Nicholas Hlobo was born in 1975 in Cape Town, and he currently lives and works in Johannesburg. He draws strongly on his Xhosa heritage in his work, exploring traditions and rites of passage and how they are evolving in changing times, as well as themes of industrialization, gender, and sexuality. By appropriating his native heritage and combining it with the journey of his own homosexuality, Hlobo finds his way through a rapidly changing society in which the traditional and the modern frequently collide. Sometimes Hlobo performs with his sculptures, partly dressed as (or in) one of the forms.

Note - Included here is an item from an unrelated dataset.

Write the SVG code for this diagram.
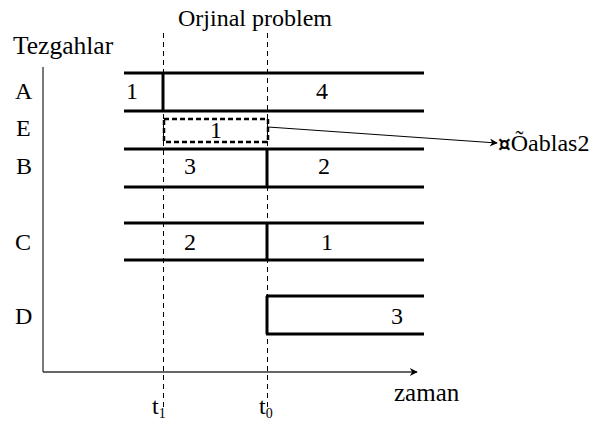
<svg xmlns="http://www.w3.org/2000/svg" width="604" height="421" viewBox="0 0 604 421">
<defs>
<style>
text{font-family:"Liberation Serif","Times New Roman",serif;font-size:24px;fill:#000}
.bar{stroke:#000;stroke-width:3;fill:none}
.guide{stroke:#000;stroke-width:1;stroke-dasharray:5,4;fill:none}
.axis{stroke:#333;stroke-width:1.3;fill:none}
</style>
<marker id="ah" viewBox="0 0 10 10" refX="9" refY="5" markerWidth="10" markerHeight="8" markerUnits="userSpaceOnUse" orient="auto"><path d="M0,0 L10,5 L0,10 L3,5 Z" fill="#000"/></marker>
</defs>
<rect width="604" height="421" fill="#fff"/>
<text x="178" y="26">Orjinal problem</text>
<text x="13" y="54" style="font-size:25.5px">Tezgahlar</text>
<g id="axes">
<line class="axis" x1="43" y1="67" x2="43" y2="372"/>
<line class="axis" x1="43" y1="372" x2="417" y2="372" marker-end="url(#ah)"/>
</g>
<g id="guides">
<line class="guide" x1="163.5" y1="33" x2="163.5" y2="410"/>
<line class="guide" x1="267.5" y1="33" x2="267.5" y2="410"/>
</g>
<g id="rowA">
<text x="15" y="99">A</text>
<line class="bar" x1="124" y1="73" x2="424" y2="73"/>
<line class="bar" x1="124" y1="111" x2="424" y2="111"/>
<line class="bar" x1="163" y1="73" x2="163" y2="111"/>
<text x="126" y="99">1</text>
<text x="316" y="99">4</text>
</g>
<g id="rowE">
<text x="16" y="136">E</text>
<rect x="164" y="119" width="104" height="23" fill="none" stroke="#000" stroke-width="2.5" stroke-dasharray="5,3"/>
<text x="210" y="138">1</text>
</g>
<g id="rowB">
<text x="16" y="174">B</text>
<line class="bar" x1="124" y1="149" x2="424" y2="149"/>
<line class="bar" x1="124" y1="187" x2="424" y2="187"/>
<line class="bar" x1="267" y1="149" x2="267" y2="187"/>
<text x="184" y="174">3</text>
<text x="318" y="174">2</text>
</g>
<g id="rowC">
<text x="15" y="250">C</text>
<line class="bar" x1="124" y1="223" x2="424" y2="223"/>
<line class="bar" x1="124" y1="260" x2="424" y2="260"/>
<line class="bar" x1="267" y1="223" x2="267" y2="260"/>
<text x="184" y="250">2</text>
<text x="321" y="250">1</text>
</g>
<g id="rowD">
<text x="15" y="324">D</text>
<line class="bar" x1="266" y1="296" x2="424" y2="296"/>
<line class="bar" x1="266" y1="334" x2="424" y2="334"/>
<line class="bar" x1="267" y1="296" x2="267" y2="334"/>
<text x="391" y="324">3</text>
</g>
<g id="connectors">
<line x1="268" y1="127" x2="497" y2="143" stroke="#000" stroke-width="1" marker-end="url(#ah)"/>
</g>
<g id="label2">
<text x="498" y="151"><tspan style="font-family:'DejaVu Serif',serif;font-size:20px;font-weight:bold">¤</tspan><tspan>Õablas2</tspan></text>
</g>
<text x="394" y="401" style="font-size:25px">zaman</text>
<text x="152" y="414">t<tspan font-size="14" dy="4">1</tspan></text>
<text x="259" y="414">t<tspan font-size="14" dy="4">0</tspan></text>
</svg>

Many of the materials he uses serve as visual metaphors for an array of cultural phenomena, and his works are not only named after particular ritualistic practices but consciously recall the rich history and tradition of the Xhosa culture. Questions of identity and ethnicity permeate his pieces, and ideas of masculinity and gender are strikingly reflected through the materials with which he works, which include leather, rubber, ribbon, furniture, and domestic found objects.

 

Hlobo has had solo exhibitions at Locust Projects, Miami (2013), the National Museum of Art, Architecture, and Design, Oslo (2011), Standard Bank Gallery, Johannesburg (2010), Iziko South African National Gallery, Cape Town (2010), Tate Modern, London (2008), and the Institute of Contemporary Art, Boston, as part of the Momentum series (2008). He has participated in group exhibitions at the Centre Pompidou, Paris (2014–16), Museum für Moderne Kunst, Frankfurt (2014), Museum Arnhem, the Netherlands (2014), the 18th Biennale of Sydney (2012), La Triennale 2012, Palais de Tokyo, Paris (2012), the 54th Venice Biennale (2011), the Liverpool Biennial (2010), and the Guangzhou Triennial, China (2008). He was the Tollman Award winner in 2006, the Standard Bank Young Artist for Visual Art in 2009, and the Rolex Visual Arts Protégé for 2010–11.